_TASK DESCRIPTION_. Copy exactly the lines from the start of the material through the line with "x_dashed_grid = [1.0]". Pictures stay out of the copy.

# start of DATA SECTION

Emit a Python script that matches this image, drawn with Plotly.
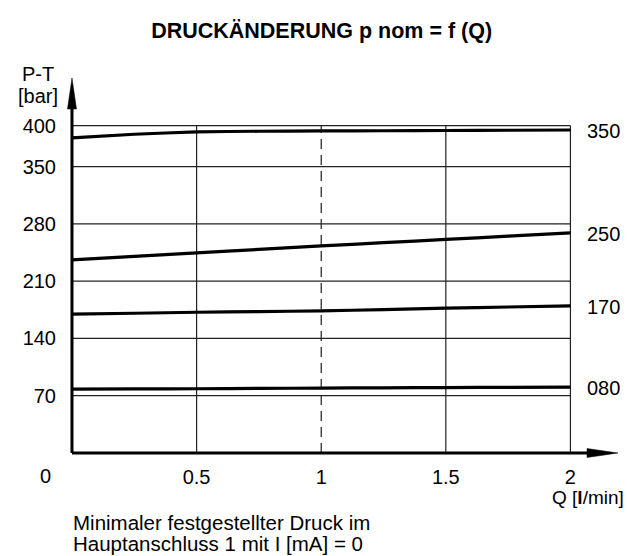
import plotly.graph_objects as go

# ---------------- data ----------------
Q = [0.0, 0.25, 0.5, 0.75, 1.0, 1.25, 1.5, 1.75, 2.0]
p350 = [385.0, 389.5, 392.3, 393.2, 393.6, 393.8, 394.1, 394.4, 394.7]
p250 = [236.0, 240.3, 244.6, 248.8, 253.0, 257.0, 261.0, 265.0, 269.0]
p170 = [169.7, 170.8, 172.0, 172.8, 173.7, 175.3, 177.0, 178.4, 179.8]
p080 = [78.0, 78.3, 78.5, 78.9, 79.3, 79.7, 80.0, 80.3, 80.6]
series = [p350, p250, p170, p080]
series_labels = ["350", "250", "170", "080"]

y_ticks = [70, 140, 210, 280, 350, 400]
x_ticks = [0.5, 1.0, 1.5, 2.0]
x_ticklabels = ["0.5", "1", "1.5", "2"]
x_solid_grid = [0.5, 1.5, 2.0]
x_dashed_grid = [1.0]

title = "<b>DRUCKÄNDERUNG p nom = f (Q)</b>"
y_title_lines = ["P-T", "[bar]"]
x_title = "Q [<b>l</b>/min]"
note_lines = ["Minimaler festgestellter Druck im", "Hauptanschluss 1 mit I [mA] = 0"]

# ---------------- layout geometry ----------------
W, H = 627, 556
FONT = "Liberation Sans, Arial, sans-serif"
x0_px, y0_px = 72.0, 453.3          # pixel of origin
sx = 249.35                          # px per l/min
sy = 0.819                           # px per bar
left_px, bottom_px = 62.0, 463.3     # plot area edges
tip_x_px, tip_y_px = 618.3, 78.0     # arrow tips

xmin = -(x0_px - left_px) / sx
xmax = (tip_x_px - x0_px) / sx
ymin = -(bottom_px - y0_px) / sy
ymax = (y0_px - tip_y_px) / sy

ml = left_px
mr = W - tip_x_px
mt = tip_y_px
mb = H - bottom_px

arrow_len, arrow_half = 31, 4.5
grid_top = max(y_ticks)
grid_right = max(x_ticks)

fig = go.Figure()

for s in series:
    fig.add_trace(go.Scatter(x=Q, y=s, mode="lines",
                             line=dict(color="black", width=3.2, shape="spline", smoothing=0.6),
                             hoverinfo="skip", showlegend=False))

shapes = []
for yv in y_ticks:
    shapes.append(dict(type="line", xref="x", yref="y", x0=0, x1=grid_right, y0=yv, y1=yv,
                       line=dict(color="#222", width=1.2), layer="below"))
for xv in x_solid_grid:
    shapes.append(dict(type="line", xref="x", yref="y", x0=xv, x1=xv, y0=0, y1=grid_top,
                       line=dict(color="#222", width=1.2), layer="below"))
for xv in x_dashed_grid:
    shapes.append(dict(type="line", xref="x", yref="y", x0=xv, x1=xv, y0=0, y1=grid_top,
                       line=dict(color="#222", width=1.2, dash="10px,6px"), layer="below"))
# axes
shapes.append(dict(type="line", xref="x", yref="y", x0=0, x1=0, y0=0,
                   y1=ymax - arrow_len / sy, line=dict(color="black", width=3)))
shapes.append(dict(type="line", xref="x", yref="y", x0=0, x1=xmax - arrow_len / sx,
                   y0=0, y1=0, line=dict(color="black", width=3)))
# arrow heads
shapes.append(dict(type="path", xref="x", yref="y", xsizemode="pixel", ysizemode="pixel",
                   xanchor=0, yanchor=ymax,
                   path=f"M{-arrow_half},{-arrow_len} L{arrow_half},{-arrow_len} L0,0 Z",
                   fillcolor="black", line=dict(color="black", width=0.5)))
shapes.append(dict(type="path", xref="x", yref="y", xsizemode="pixel", ysizemode="pixel",
                   xanchor=xmax, yanchor=0,
                   path=f"M{-arrow_len},{-arrow_half} L{-arrow_len},{arrow_half} L0,0 Z",
                   fillcolor="black", line=dict(color="black", width=0.5)))

def txt(text, size):
    return dict(text=text, showarrow=False, font=dict(family=FONT, size=size, color="black"))

annotations = []
for s, lab in zip(series, series_labels):
    annotations.append(dict(x=Q[-1], y=s[-1], xref="x", yref="y", xanchor="left",
                            yanchor="middle", xshift=15, yshift=-1, **txt(lab, 20)))
annotations.append(dict(x=0, y=0, xref="x", yref="y", xanchor="center", yanchor="middle",
                        xshift=-26, yshift=-23, **txt("0", 20)))
annotations.append(dict(x=0, y=ymax, xref="x", yref="y", xanchor="center", yanchor="middle",
                        xshift=-34, yshift=4, **txt(y_title_lines[0], 20)))
annotations.append(dict(x=0, y=ymax, xref="x", yref="y", xanchor="center", yanchor="middle",
                        xshift=-34, yshift=-18, **txt(y_title_lines[1], 20)))
annotations.append(dict(x=1.0, y=0, xref="paper", yref="y", xanchor="right", yanchor="middle",
                        xshift=8, yshift=-44, **txt(x_title, 19)))
annotations.append(dict(x=0, y=0, xref="x", yref="y", xanchor="left", yanchor="middle",
                        xshift=-1, yshift=-69, **txt(note_lines[0], 20.5)))
annotations.append(dict(x=0, y=0, xref="x", yref="y", xanchor="left", yanchor="middle",
                        xshift=-1, yshift=-90, **txt(note_lines[1], 20.5)))

fig.update_layout(
    template="none",
    width=W, height=H,
    margin=dict(l=ml, r=mr, t=mt, b=mb, pad=0, autoexpand=False),
    paper_bgcolor="white", plot_bgcolor="white",
    title=dict(text=title, x=0.513, xanchor="center", y=1 - 30 / H, yanchor="middle",
               font=dict(family=FONT, size=21.5, color="black")),
    xaxis=dict(range=[xmin, xmax], showgrid=False, zeroline=False, showline=False,
               automargin=False,
               tickmode="array", tickvals=x_ticks, ticktext=x_ticklabels, ticks="",
               ticklabelstandoff=0,
               tickfont=dict(family=FONT, size=20, color="black"), fixedrange=True),
    yaxis=dict(range=[ymin, ymax], showgrid=False, zeroline=False, showline=False,
               automargin=False,
               tickmode="array", tickvals=y_ticks, ticks="", ticklabelstandoff=5,
               tickfont=dict(family=FONT, size=20, color="black"), fixedrange=True),
    shapes=shapes, annotations=annotations,
)

fig.write_html("out.html", config={"displayModeBar": False},
               post_script="document.body.style.margin='0';document.body.style.overflow='hidden';")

# end of DATA SECTION

_OUTPUT FOR THIS TASK_.
Emit a Python script that matches this image, drawn with Plotly.
import plotly.graph_objects as go

# ---------------- data ----------------
Q = [0.0, 0.25, 0.5, 0.75, 1.0, 1.25, 1.5, 1.75, 2.0]
p350 = [385.0, 389.5, 392.3, 393.2, 393.6, 393.8, 394.1, 394.4, 394.7]
p250 = [236.0, 240.3, 244.6, 248.8, 253.0, 257.0, 261.0, 265.0, 269.0]
p170 = [169.7, 170.8, 172.0, 172.8, 173.7, 175.3, 177.0, 178.4, 179.8]
p080 = [78.0, 78.3, 78.5, 78.9, 79.3, 79.7, 80.0, 80.3, 80.6]
series = [p350, p250, p170, p080]
series_labels = ["350", "250", "170", "080"]

y_ticks = [70, 140, 210, 280, 350, 400]
x_ticks = [0.5, 1.0, 1.5, 2.0]
x_ticklabels = ["0.5", "1", "1.5", "2"]
x_solid_grid = [0.5, 1.5, 2.0]
x_dashed_grid = [1.0]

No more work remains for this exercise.